WORK TO DO:
Gather all lines containing the string "with" and copy them out.

STORED DATA:
——

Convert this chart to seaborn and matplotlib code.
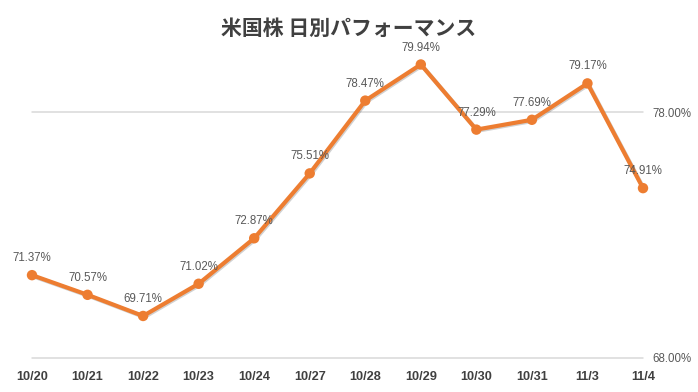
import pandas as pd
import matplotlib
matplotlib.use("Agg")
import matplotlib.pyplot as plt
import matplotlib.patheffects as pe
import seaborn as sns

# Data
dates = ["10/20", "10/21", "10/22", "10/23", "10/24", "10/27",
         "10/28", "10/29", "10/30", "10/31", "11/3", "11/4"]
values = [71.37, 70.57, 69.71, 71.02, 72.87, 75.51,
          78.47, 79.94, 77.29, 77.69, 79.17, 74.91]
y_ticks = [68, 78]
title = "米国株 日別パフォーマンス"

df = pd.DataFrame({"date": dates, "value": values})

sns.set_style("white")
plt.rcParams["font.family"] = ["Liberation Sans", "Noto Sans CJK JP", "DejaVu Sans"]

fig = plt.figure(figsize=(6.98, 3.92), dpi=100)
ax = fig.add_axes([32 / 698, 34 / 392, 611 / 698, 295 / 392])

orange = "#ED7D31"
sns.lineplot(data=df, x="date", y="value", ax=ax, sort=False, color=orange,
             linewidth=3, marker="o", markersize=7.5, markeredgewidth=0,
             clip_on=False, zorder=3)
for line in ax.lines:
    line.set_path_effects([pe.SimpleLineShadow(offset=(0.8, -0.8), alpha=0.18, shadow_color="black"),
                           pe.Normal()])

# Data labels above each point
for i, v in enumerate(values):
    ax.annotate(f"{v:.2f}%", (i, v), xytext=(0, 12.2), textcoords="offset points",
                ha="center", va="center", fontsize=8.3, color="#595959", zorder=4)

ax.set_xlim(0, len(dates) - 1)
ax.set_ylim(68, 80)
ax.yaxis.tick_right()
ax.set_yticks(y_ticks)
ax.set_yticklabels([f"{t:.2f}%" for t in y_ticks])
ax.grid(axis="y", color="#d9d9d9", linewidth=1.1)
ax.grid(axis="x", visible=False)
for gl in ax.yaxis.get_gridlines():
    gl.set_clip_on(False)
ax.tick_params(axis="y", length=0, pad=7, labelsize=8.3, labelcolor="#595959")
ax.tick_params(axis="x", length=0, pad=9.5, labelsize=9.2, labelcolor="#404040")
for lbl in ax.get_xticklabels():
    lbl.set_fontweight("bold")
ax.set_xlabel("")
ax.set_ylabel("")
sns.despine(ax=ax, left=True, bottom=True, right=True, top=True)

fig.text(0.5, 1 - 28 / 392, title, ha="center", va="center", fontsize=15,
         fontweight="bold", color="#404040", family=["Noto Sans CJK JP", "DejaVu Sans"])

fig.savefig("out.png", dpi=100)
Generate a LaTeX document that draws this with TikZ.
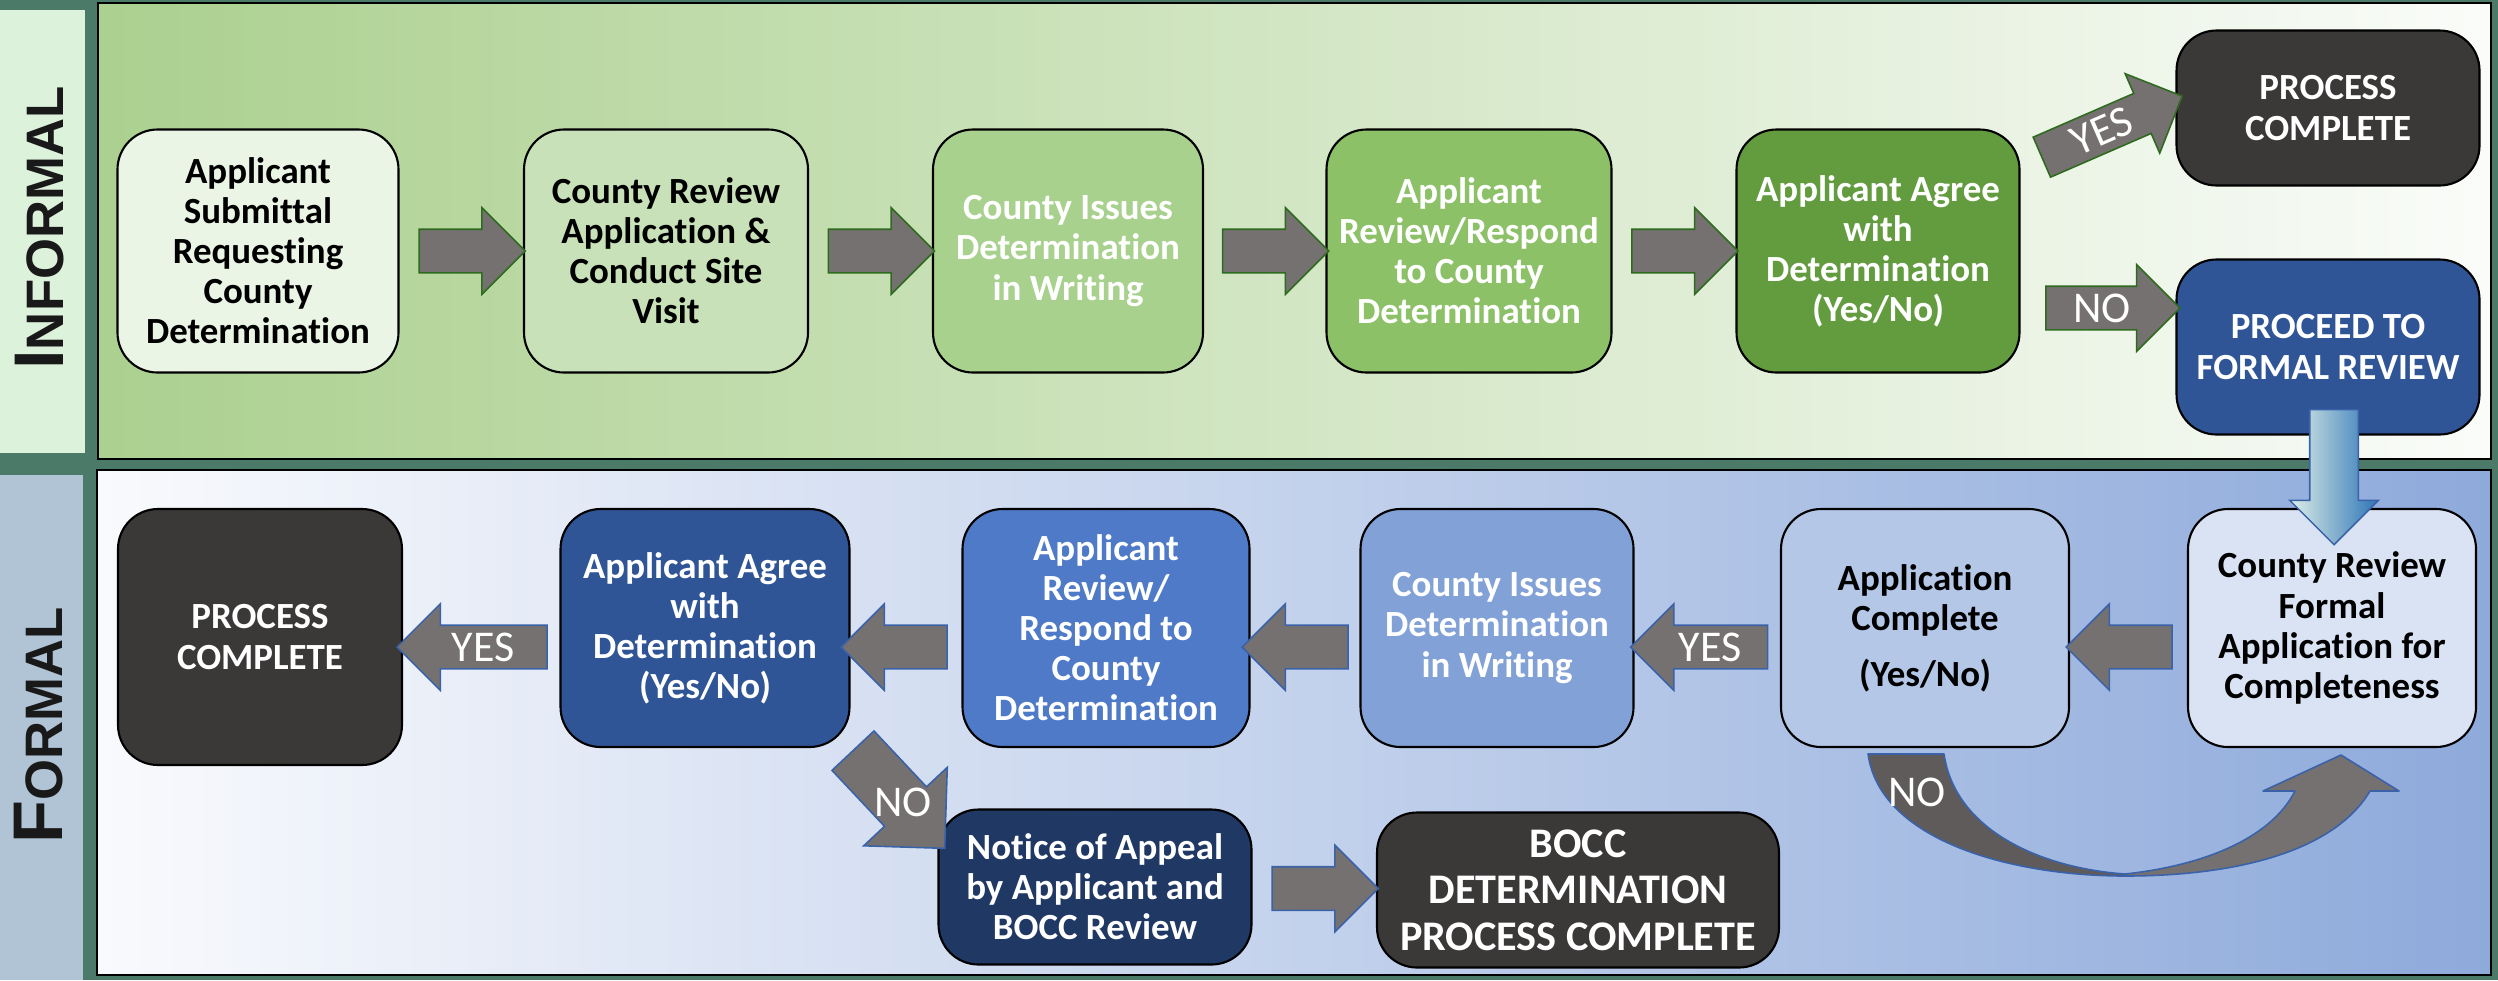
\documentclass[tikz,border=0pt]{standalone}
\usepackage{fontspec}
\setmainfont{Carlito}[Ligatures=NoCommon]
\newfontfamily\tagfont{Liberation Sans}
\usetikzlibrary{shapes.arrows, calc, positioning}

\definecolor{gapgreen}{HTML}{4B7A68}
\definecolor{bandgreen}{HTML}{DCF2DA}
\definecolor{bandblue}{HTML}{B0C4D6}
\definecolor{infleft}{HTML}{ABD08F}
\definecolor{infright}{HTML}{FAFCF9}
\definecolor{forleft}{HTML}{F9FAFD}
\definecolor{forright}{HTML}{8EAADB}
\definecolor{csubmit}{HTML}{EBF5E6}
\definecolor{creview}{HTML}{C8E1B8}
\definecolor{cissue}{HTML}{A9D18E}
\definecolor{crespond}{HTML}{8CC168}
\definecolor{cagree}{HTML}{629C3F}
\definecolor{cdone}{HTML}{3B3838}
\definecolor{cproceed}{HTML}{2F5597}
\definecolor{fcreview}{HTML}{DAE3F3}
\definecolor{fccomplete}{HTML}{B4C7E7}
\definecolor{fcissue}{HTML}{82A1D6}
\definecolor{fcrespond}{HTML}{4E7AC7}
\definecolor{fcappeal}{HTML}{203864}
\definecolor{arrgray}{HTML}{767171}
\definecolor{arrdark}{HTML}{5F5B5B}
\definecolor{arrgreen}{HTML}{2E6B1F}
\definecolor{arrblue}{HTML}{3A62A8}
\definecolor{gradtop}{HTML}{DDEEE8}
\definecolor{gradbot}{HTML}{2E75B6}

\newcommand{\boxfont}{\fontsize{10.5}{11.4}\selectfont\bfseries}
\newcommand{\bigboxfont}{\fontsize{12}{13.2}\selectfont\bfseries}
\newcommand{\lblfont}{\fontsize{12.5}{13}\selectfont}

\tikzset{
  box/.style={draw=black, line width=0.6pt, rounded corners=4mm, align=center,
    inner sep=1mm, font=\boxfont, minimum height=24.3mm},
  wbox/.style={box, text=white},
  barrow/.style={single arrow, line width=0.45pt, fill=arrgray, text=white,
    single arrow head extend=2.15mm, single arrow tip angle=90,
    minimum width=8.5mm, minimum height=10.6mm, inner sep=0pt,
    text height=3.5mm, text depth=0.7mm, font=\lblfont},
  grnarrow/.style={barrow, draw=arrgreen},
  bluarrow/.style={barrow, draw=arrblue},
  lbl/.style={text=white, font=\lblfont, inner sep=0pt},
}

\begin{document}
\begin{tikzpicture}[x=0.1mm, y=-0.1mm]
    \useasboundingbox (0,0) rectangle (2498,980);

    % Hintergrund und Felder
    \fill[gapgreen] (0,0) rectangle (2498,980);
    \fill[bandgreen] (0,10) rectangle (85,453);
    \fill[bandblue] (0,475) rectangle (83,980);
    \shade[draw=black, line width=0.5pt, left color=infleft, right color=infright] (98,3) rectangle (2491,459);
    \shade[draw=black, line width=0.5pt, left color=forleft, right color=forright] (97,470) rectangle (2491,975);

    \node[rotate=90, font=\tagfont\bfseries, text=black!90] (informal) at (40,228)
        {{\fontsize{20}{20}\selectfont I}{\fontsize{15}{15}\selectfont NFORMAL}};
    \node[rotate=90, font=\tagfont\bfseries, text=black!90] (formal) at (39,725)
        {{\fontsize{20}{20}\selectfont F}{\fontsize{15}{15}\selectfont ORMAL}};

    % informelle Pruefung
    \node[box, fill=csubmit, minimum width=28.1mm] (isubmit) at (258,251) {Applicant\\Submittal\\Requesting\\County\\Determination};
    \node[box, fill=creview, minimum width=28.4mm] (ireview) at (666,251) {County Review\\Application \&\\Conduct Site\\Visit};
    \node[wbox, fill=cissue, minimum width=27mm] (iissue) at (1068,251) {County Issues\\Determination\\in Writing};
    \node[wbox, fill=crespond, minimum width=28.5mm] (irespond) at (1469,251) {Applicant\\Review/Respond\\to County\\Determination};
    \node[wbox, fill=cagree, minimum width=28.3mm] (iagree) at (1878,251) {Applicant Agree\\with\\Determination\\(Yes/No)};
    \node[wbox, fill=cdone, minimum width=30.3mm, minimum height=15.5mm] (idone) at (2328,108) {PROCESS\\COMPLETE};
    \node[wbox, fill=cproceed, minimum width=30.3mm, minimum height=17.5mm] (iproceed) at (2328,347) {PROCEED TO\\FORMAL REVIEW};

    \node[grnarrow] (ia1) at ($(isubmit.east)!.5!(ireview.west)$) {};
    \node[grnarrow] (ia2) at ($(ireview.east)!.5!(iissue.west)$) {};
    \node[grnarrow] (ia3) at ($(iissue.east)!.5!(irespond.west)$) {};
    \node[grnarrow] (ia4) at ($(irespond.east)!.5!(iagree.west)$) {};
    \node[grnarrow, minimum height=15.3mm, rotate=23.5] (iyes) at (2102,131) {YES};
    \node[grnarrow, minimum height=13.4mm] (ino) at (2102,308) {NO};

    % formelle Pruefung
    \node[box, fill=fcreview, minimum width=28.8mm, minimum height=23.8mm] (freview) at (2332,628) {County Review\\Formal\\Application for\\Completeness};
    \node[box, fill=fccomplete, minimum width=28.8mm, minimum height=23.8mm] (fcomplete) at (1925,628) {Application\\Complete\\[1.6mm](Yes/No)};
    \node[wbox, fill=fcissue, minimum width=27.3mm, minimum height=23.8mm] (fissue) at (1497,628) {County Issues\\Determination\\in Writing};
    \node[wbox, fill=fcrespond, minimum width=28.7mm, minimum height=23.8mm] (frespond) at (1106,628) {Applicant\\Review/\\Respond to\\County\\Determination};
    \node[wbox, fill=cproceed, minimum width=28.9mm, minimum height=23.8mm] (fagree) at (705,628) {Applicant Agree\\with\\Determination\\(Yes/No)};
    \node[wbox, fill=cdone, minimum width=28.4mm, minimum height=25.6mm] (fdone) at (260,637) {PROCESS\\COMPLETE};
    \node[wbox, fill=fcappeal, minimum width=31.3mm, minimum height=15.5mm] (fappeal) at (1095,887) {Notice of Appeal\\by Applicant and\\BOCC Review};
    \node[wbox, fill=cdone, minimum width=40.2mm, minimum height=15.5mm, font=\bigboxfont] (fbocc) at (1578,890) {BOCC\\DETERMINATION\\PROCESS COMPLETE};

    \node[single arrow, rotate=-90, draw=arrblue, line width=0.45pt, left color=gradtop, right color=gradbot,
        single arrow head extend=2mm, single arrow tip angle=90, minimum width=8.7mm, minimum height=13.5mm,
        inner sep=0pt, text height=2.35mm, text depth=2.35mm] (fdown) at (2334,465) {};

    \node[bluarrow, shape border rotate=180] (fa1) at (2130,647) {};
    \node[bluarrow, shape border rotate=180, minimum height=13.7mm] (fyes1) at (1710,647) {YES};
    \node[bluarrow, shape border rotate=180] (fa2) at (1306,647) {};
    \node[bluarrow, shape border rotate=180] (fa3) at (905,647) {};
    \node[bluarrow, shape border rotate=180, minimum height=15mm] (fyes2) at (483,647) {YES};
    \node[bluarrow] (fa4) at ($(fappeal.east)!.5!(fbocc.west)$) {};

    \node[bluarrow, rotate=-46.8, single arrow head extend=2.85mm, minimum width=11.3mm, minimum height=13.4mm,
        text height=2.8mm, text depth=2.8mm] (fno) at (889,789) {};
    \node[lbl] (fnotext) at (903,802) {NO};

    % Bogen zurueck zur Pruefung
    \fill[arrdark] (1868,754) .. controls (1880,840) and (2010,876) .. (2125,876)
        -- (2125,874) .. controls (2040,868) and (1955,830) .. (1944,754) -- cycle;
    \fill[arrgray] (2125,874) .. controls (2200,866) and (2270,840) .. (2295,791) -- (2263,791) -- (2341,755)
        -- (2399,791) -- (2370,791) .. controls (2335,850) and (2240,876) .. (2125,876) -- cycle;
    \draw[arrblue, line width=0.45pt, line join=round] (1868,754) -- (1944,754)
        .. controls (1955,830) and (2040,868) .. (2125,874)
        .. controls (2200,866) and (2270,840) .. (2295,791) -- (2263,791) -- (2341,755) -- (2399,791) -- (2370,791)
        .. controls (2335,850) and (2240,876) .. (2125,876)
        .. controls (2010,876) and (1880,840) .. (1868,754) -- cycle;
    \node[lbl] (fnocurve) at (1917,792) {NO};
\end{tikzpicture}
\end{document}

——

FINISHED TASK:
Generate a LaTeX document that draws this with TikZ.
    \node[wbox, fill=cagree, minimum width=28.3mm] (iagree) at (1878,251) {Applicant Agree\\with\\Determination\\(Yes/No)};
    \node[wbox, fill=cproceed, minimum width=28.9mm, minimum height=23.8mm] (fagree) at (705,628) {Applicant Agree\\with\\Determination\\(Yes/No)};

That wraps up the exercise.